Título: BUSH MUDA DISCURSO E EVITA DEMITIR ASSESSOR
Autor: José Meirelles Passos
Fonte: O Globo, 19/07/2005, O Mundo, p. 27

Presidente prometera afastar funcionário que identificara agente da CIA, mas agora diz que crime não foi provado

WASHINGTON. Um ano atrás, o presidente dos Estados Unidos, George W. Bush, prometeu que, assim que a Justiça descobrisse qual tinha sido o funcionário da Casa Branca que revelara à imprensa a identidade de uma espiã da CIA (Agência Central de Inteligência) especializada em armas de destruição em massa, ele o demitiria imediatamente.

Ontem, porém, quando lhe perguntaram novamente a respeito do mesmo assunto, o presidente fez uma sutil mas significativa alteração em sua promessa:

- Se alguém aqui cometeu um crime, não vai mais trabalhar em meu governo - afirmou Bush.
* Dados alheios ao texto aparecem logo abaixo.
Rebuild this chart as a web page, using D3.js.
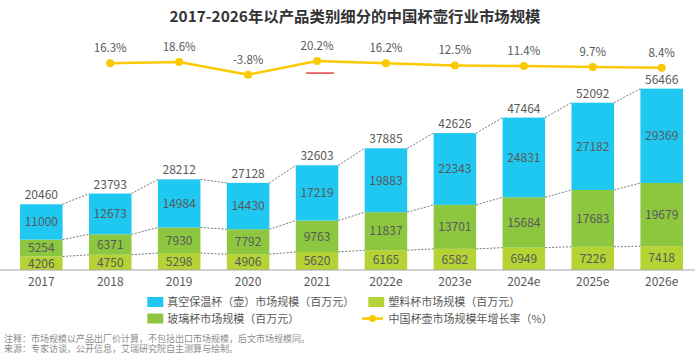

Detalhes de testemunho agora revelados

Havia uma claro motivo para a mudança no discurso: sabe-se, agora, que uma das pessoas que fizeram aquela revelação a vários jornalistas é Karl Rove, o principal estrategista político da Casa Branca, conselheiro de Bush desde a época em que ele era governador do Texas e também seu subchefe de Gabinete. A outra é Lewis Libby, chefe de Gabinete do vice-presidente Dick Cheney.

Rove e Libby foram denunciados pelo repórter Matthew Cooper, da revista "Time", em depoimento ao procurador federal Patrick Fitzgerald, que está investigando o caso relacionado à divulgação do nome da agente da CIA, e que o intimara a depor. O jornalista descreveu vários detalhes de seu testemunho na edição da revista desta semana, que chegou ontem às bancas, alimentando ainda mais o escândalo. E isso, aparentemente, obrigou o presidente a alterar sua promessa.

A questão parece se concentrar, agora, num exercício de interpretação que caberá ao procurador federal definir. Uma lei de 1982 determina que é crime um funcionário do governo revelar a identidade de um agente secreto. No entanto, os advogados de Rove e Libby, assim como o Partido Republicano, vêm alegando que eles não cometeram crime algum porque não mencionaram o nome da espiã.

Segundo Cooper, os dois funcionários de fato não pronunciaram o nome da espiã - Valerie Plame Wilson - mas foram muito claros a respeito: disseram a ele que "a esposa do embaixador Wilson" era da CIA, era especializada em armas de destruição em massa e tinha sido responsável por uma viagem dele à África. Não foi difícil para o repórter descobrir o nome dela.

Uma forma de o governo americano se vingar

O motivo de tal revelação - que, ao ser publicada, foi atribuída a "altas fontes do governo" - também parecia claro: uma forma de o governo se vingar do embaixador Joseph Wilson, pelo fato de ele ter publicado, poucos dias antes, um artigo no jornal "The New York Times" em que dizia ter sido enviado pela CIA ao Níger, numa missão especial para investigar se Saddam Hussein havia adquirido urânio naquele país para produzir armas nucleares.

No Níger, Wilson constatou que tal negócio jamais fora feito, mas o presidente Bush - num discurso à nação - usou a informação mentirosa para reforçar sua justificativa para invadir o Iraque.